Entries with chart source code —
>>>>
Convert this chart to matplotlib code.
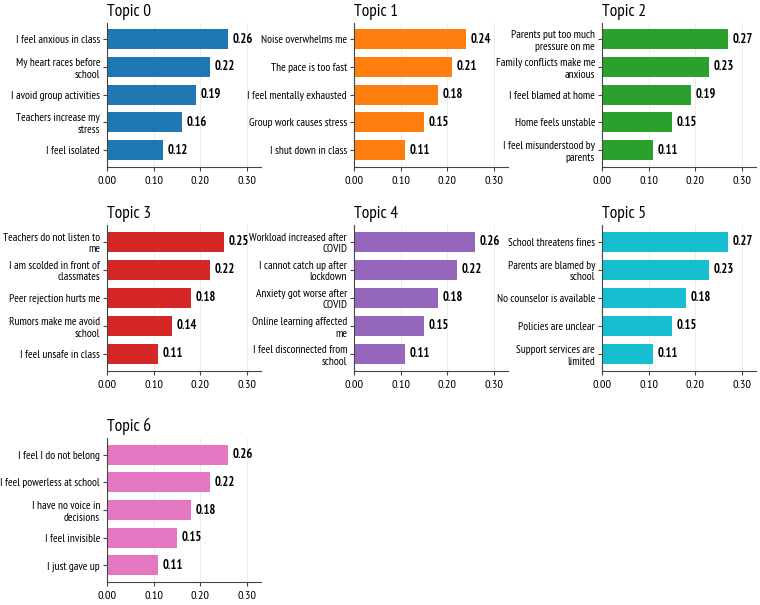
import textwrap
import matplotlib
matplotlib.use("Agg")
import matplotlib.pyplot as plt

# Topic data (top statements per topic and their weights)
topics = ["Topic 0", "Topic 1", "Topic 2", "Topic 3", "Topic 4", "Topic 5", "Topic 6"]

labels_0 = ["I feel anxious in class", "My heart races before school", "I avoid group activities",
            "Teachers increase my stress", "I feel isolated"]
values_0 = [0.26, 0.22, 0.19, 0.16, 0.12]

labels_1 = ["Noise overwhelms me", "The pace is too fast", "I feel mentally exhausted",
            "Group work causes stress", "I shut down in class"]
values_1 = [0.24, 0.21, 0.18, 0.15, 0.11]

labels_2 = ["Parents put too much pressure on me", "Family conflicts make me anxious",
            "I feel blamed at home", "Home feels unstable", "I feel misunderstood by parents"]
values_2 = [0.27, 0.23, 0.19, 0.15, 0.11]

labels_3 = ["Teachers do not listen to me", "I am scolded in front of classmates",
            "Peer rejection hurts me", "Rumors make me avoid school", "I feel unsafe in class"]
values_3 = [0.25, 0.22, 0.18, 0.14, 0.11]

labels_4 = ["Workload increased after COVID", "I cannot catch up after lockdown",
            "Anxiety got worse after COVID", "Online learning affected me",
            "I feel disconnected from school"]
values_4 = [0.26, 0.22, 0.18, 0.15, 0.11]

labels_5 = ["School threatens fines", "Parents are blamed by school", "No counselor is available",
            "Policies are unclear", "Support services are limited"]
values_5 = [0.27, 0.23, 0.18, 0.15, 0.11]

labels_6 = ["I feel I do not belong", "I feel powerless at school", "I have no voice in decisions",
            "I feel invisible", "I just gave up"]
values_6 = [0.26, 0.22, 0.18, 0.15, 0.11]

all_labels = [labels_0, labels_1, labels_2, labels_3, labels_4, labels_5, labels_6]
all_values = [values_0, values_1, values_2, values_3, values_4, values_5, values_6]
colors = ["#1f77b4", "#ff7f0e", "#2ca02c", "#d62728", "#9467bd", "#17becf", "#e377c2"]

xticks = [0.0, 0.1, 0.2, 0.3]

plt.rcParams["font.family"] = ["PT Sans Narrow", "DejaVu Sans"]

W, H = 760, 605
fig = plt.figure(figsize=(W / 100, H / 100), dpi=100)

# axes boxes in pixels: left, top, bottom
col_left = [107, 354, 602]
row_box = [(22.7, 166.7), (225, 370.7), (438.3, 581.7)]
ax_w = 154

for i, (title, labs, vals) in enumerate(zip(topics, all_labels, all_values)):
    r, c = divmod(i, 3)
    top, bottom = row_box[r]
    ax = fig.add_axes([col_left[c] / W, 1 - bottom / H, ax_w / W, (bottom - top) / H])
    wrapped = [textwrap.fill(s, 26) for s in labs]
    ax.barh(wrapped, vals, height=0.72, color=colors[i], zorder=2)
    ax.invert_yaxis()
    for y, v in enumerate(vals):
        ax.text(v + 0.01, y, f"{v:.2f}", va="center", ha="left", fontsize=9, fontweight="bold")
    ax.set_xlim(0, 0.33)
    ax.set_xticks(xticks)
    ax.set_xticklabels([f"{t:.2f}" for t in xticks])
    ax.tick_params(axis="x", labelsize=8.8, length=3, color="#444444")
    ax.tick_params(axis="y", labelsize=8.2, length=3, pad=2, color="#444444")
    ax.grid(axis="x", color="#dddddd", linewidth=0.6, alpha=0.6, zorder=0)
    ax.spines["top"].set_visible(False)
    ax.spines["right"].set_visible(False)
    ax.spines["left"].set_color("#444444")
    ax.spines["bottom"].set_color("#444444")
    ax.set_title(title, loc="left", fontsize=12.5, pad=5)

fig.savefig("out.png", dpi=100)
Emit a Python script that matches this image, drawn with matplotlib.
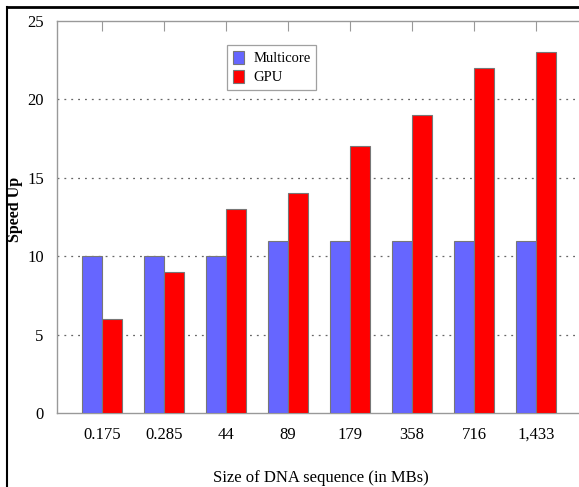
<<<<
SET EXERCISE — Output the data above without changes, apart from leaving out the pictures.

RESULT —
Convert this chart to matplotlib code.
import textwrap
import matplotlib
matplotlib.use("Agg")
import matplotlib.pyplot as plt

# Topic data (top statements per topic and their weights)
topics = ["Topic 0", "Topic 1", "Topic 2", "Topic 3", "Topic 4", "Topic 5", "Topic 6"]

labels_0 = ["I feel anxious in class", "My heart races before school", "I avoid group activities",
            "Teachers increase my stress", "I feel isolated"]
values_0 = [0.26, 0.22, 0.19, 0.16, 0.12]

labels_1 = ["Noise overwhelms me", "The pace is too fast", "I feel mentally exhausted",
            "Group work causes stress", "I shut down in class"]
values_1 = [0.24, 0.21, 0.18, 0.15, 0.11]

labels_2 = ["Parents put too much pressure on me", "Family conflicts make me anxious",
            "I feel blamed at home", "Home feels unstable", "I feel misunderstood by parents"]
values_2 = [0.27, 0.23, 0.19, 0.15, 0.11]

labels_3 = ["Teachers do not listen to me", "I am scolded in front of classmates",
            "Peer rejection hurts me", "Rumors make me avoid school", "I feel unsafe in class"]
values_3 = [0.25, 0.22, 0.18, 0.14, 0.11]

labels_4 = ["Workload increased after COVID", "I cannot catch up after lockdown",
            "Anxiety got worse after COVID", "Online learning affected me",
            "I feel disconnected from school"]
values_4 = [0.26, 0.22, 0.18, 0.15, 0.11]

labels_5 = ["School threatens fines", "Parents are blamed by school", "No counselor is available",
            "Policies are unclear", "Support services are limited"]
values_5 = [0.27, 0.23, 0.18, 0.15, 0.11]

labels_6 = ["I feel I do not belong", "I feel powerless at school", "I have no voice in decisions",
            "I feel invisible", "I just gave up"]
values_6 = [0.26, 0.22, 0.18, 0.15, 0.11]

all_labels = [labels_0, labels_1, labels_2, labels_3, labels_4, labels_5, labels_6]
all_values = [values_0, values_1, values_2, values_3, values_4, values_5, values_6]
colors = ["#1f77b4", "#ff7f0e", "#2ca02c", "#d62728", "#9467bd", "#17becf", "#e377c2"]

xticks = [0.0, 0.1, 0.2, 0.3]

plt.rcParams["font.family"] = ["PT Sans Narrow", "DejaVu Sans"]

W, H = 760, 605
fig = plt.figure(figsize=(W / 100, H / 100), dpi=100)

# axes boxes in pixels: left, top, bottom
col_left = [107, 354, 602]
row_box = [(22.7, 166.7), (225, 370.7), (438.3, 581.7)]
ax_w = 154

for i, (title, labs, vals) in enumerate(zip(topics, all_labels, all_values)):
    r, c = divmod(i, 3)
    top, bottom = row_box[r]
    ax = fig.add_axes([col_left[c] / W, 1 - bottom / H, ax_w / W, (bottom - top) / H])
    wrapped = [textwrap.fill(s, 26) for s in labs]
    ax.barh(wrapped, vals, height=0.72, color=colors[i], zorder=2)
    ax.invert_yaxis()
    for y, v in enumerate(vals):
        ax.text(v + 0.01, y, f"{v:.2f}", va="center", ha="left", fontsize=9, fontweight="bold")
    ax.set_xlim(0, 0.33)
    ax.set_xticks(xticks)
    ax.set_xticklabels([f"{t:.2f}" for t in xticks])
    ax.tick_params(axis="x", labelsize=8.8, length=3, color="#444444")
    ax.tick_params(axis="y", labelsize=8.2, length=3, pad=2, color="#444444")
    ax.grid(axis="x", color="#dddddd", linewidth=0.6, alpha=0.6, zorder=0)
    ax.spines["top"].set_visible(False)
    ax.spines["right"].set_visible(False)
    ax.spines["left"].set_color("#444444")
    ax.spines["bottom"].set_color("#444444")
    ax.set_title(title, loc="left", fontsize=12.5, pad=5)

fig.savefig("out.png", dpi=100)
Emit a Python script that matches this image, drawn with matplotlib.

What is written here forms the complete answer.